CINCINNATI -- Seven-year-old Gino DiMario, who loved piano lessons and going to church with his family, was dead by the time first responders arrived at his grandparents' home on February 19, 2005.
He had been playing in the parking lot when a family member, not noticing the thatch of blond hair behind their bumper, rolled over him in a minivan. He died instantly.
Although 13 years have passed since that night, his mother, Sharron DiMario, said the hole in her heart never gets smaller.
"You have to figure out what your new life is without your child," she said. "It doesn't make the hurt go away."
DiMario belongs to a group whose members -- those who have lost their children to "backover" accidents caused by relatives -- often live with a grief matched in intensity only by their guilt. On the website created to memorialize the young victims of "backup" incidents and push for automobile companies to become part of the solution, one mother wrote the backup death of her daughter "haunts me from the moment I wake up … and (I) try to force the pictures out of my mind when I go to sleep.
"You have no idea the pain that swells inside every cell in my body when I remember that moment," she wrote.
Dealing with that grief can feel impossible, DiMario said. She channeled hers into working with Kids and Cars, an organization that partners with manufacturers to implement child-safe changes in car design.
Their advocacy work contributed to the 2001 mandate that all U.S.-manufactured cars have an internal release in their trunks, and it's the reason all cars sold in the year 2018 must have rearview cameras installed to prevent incidents like the one that claimed Gino DiMario's life.

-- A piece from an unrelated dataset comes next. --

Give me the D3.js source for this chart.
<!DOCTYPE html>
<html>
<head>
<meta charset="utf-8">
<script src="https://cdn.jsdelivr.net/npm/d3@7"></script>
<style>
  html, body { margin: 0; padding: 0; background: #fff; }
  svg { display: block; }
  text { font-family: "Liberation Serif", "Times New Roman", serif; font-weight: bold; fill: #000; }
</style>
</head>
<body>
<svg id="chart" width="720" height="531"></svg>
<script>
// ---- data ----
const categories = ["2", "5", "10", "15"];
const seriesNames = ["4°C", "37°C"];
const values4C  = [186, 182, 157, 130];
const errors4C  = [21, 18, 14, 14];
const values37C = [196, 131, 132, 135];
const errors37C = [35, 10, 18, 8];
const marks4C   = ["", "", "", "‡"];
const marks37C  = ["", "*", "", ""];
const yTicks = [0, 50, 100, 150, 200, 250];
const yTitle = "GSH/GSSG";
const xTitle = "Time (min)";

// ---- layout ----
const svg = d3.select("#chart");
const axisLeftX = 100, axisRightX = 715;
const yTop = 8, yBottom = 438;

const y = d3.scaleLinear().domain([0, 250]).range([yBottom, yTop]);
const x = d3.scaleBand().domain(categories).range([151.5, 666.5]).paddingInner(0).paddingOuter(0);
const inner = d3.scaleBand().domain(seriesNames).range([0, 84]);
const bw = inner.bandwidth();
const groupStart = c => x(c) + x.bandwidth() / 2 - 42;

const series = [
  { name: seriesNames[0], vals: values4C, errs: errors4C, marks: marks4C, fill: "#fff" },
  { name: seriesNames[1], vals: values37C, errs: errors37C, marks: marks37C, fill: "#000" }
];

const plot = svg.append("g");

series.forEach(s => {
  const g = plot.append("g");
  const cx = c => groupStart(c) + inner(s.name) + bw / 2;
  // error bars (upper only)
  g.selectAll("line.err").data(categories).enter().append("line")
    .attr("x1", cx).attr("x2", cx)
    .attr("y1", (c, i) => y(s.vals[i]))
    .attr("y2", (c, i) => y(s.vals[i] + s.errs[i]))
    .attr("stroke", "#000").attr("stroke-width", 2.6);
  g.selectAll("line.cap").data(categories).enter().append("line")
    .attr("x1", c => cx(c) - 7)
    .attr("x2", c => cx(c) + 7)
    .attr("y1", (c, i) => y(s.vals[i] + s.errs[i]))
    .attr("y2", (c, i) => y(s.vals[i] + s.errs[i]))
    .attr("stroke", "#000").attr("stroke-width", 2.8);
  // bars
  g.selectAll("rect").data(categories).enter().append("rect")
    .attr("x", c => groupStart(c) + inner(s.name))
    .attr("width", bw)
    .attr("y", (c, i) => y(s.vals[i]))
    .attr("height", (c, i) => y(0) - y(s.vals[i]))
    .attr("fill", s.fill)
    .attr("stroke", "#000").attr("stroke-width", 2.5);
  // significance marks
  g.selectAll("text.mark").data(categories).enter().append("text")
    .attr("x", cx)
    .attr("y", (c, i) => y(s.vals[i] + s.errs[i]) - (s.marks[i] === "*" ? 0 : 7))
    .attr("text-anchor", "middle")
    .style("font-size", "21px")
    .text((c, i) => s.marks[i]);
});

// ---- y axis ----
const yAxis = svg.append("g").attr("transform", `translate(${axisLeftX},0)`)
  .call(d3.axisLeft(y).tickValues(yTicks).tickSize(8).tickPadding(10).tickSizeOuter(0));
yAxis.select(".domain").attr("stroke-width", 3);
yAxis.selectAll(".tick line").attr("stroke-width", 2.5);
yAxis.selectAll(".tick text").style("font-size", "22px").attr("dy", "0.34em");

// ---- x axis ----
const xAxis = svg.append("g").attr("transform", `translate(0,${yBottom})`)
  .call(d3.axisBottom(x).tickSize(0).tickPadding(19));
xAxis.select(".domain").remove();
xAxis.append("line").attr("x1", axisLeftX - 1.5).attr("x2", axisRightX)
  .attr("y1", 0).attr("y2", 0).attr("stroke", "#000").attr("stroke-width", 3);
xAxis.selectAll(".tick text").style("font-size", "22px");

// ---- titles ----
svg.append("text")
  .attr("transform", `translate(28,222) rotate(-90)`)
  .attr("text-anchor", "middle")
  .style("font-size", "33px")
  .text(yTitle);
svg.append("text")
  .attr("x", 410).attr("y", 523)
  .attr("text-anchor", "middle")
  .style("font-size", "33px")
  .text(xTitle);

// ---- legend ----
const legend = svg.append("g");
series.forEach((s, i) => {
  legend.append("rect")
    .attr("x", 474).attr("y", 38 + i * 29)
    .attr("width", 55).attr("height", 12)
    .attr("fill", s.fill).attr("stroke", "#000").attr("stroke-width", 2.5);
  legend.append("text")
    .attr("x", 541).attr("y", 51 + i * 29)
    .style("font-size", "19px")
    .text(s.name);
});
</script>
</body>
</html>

"I think he'd be proud of us," Sharron DiMario said. "I think he would see and say that, ‘Good job, Mom and Dad. It was the right thing to do.'"
Their group of survivors gained a new member Tuesday in Union Township, where a mother backed over and killed her 10-month-old daughter after placing the girl's car seat behind the back wheel of her vehicle.
Police said the death appeared to be accidental and declined to press charges against the mother. DiMario said she hopes members of that family, like her own, are able to work through their grief, guilt and shame with support from those around them.
"I think it's really important for family members and friends to not be judgmental," she said. "I wish and hope for that mom that she has the same kind of support group and that same kind of faith that will get you through this.
"You never get over it. You just get through it."